In the Shop
As a farm machinery mechanic and writer, Dan brings a hands-on approach that only a pro can muster. Along with his In the Shop blog, Dan writes a column by the same name as well as the Shop Series for Farm Journal magazine. Always providing practical information, he is a master at tackling technical topics and making them easy for all of our readers to understand. He and his wife, Becky, live near Bouton, Iowa.
Computers Can Be Such a Drag--on Farm Equipment
Dec 12, 2012
Many of the computers and electronic gadgets in modern farm equipment draw a little power even when the key switch is off. As long as they're connected to a battery they draw a few milli-amps of current to power built-in memories, clocks and other functions.

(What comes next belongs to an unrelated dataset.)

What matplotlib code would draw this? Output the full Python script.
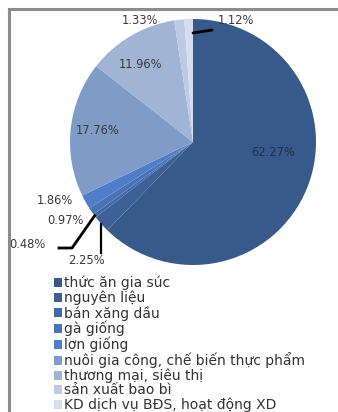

A few milli-amps for one computer, a few milli-amps for a GPS system, a few milli-amps to feed a memory in a monitor display, and before long you've got enough of a "draw" to drain a machine's battery if it's stored for more than a few weeks.

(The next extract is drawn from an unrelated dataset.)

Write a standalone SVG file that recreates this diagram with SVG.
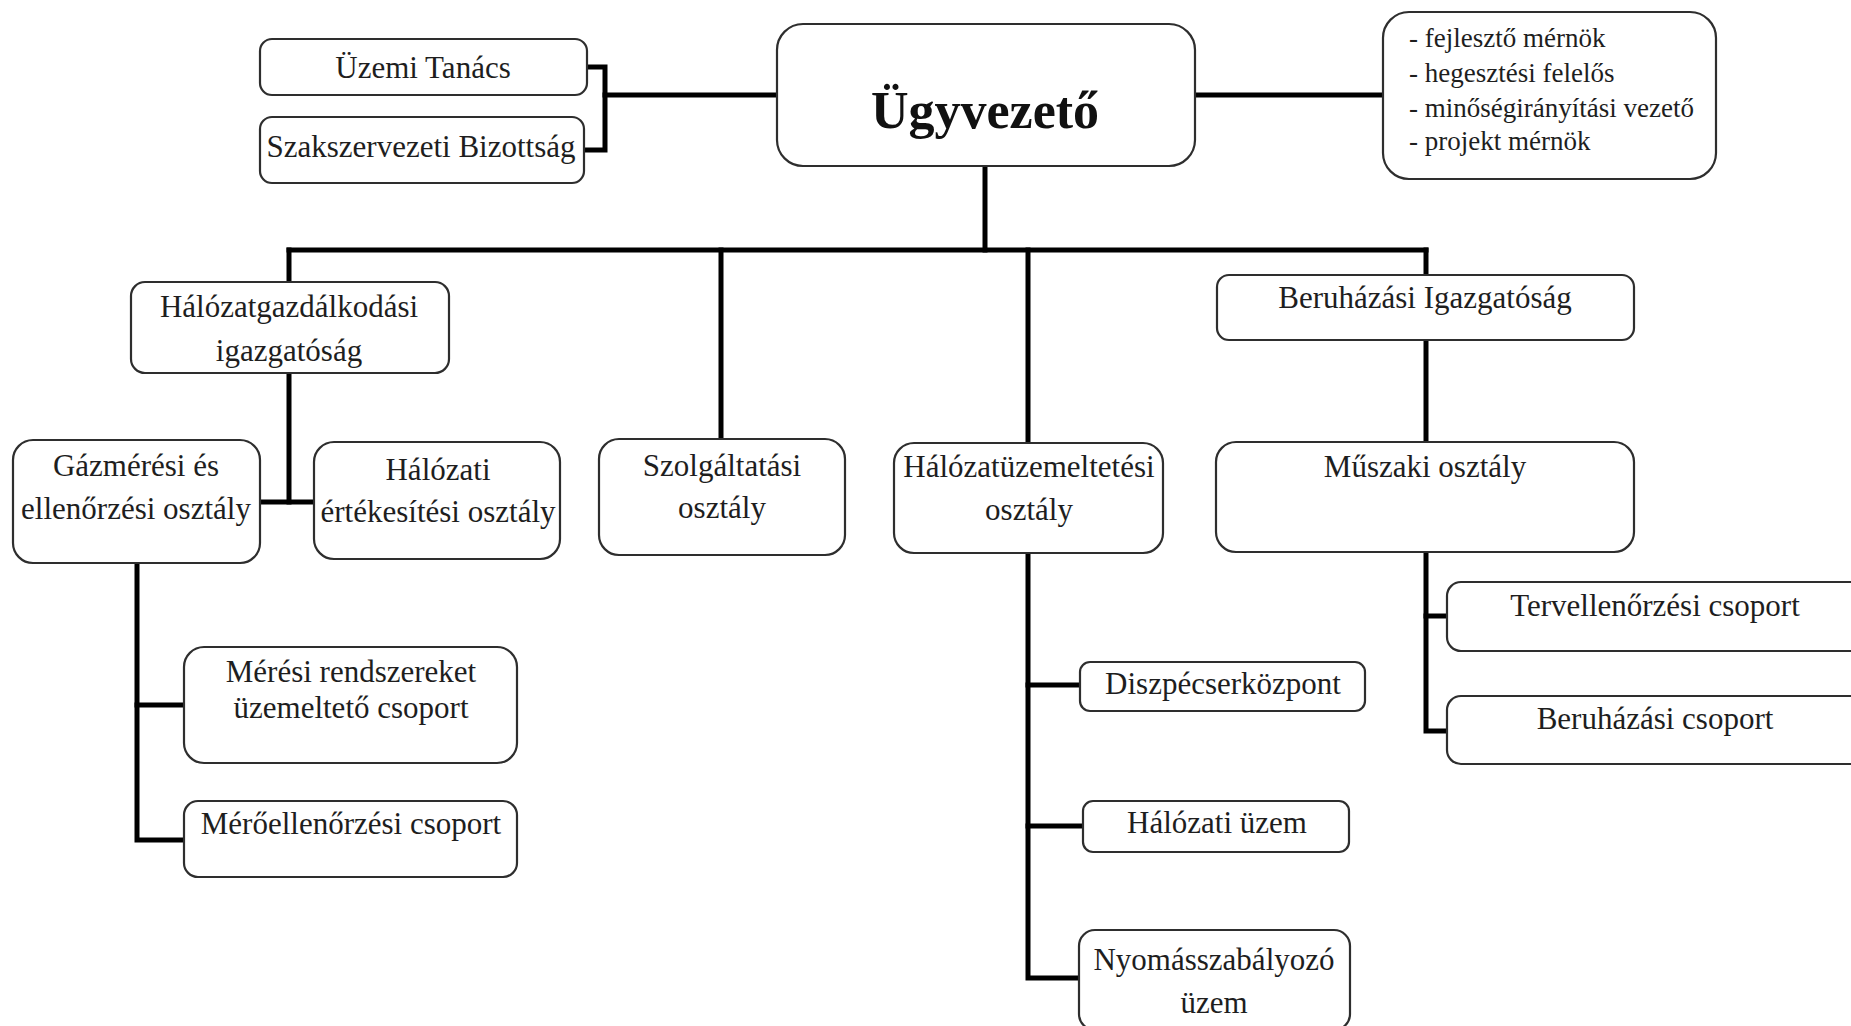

The owner's manual for a brand new combine recommends that owners switch off the machine's built in battery disconnect switch if the combine will be left idle for more than two weeks. Interestingly enough, the manual recommends completely disconnecting the negative leads on battery if the machine will be stored for more than 90 days.
(If I get a chance to talk to an engineer, I'm going to ask what difference it makes if the battery disconnect switch is turned off, compared to disconnecting the ground cable.)
Check your owner's manual(s) before disconnecting all electrical power. On cars and pickup trucks, disconnecting batteries can wipe the memories of radio station presets and other convenience functions. Farm equipment may have similar losses of reprogrammable information, but totally removing battery power shouldn't harm any electrical components and will improve battery longevity.
Be sure to fully charge batteries before disconnecting them, and occasionally trickle charge them if storage lasts longer than 3 months.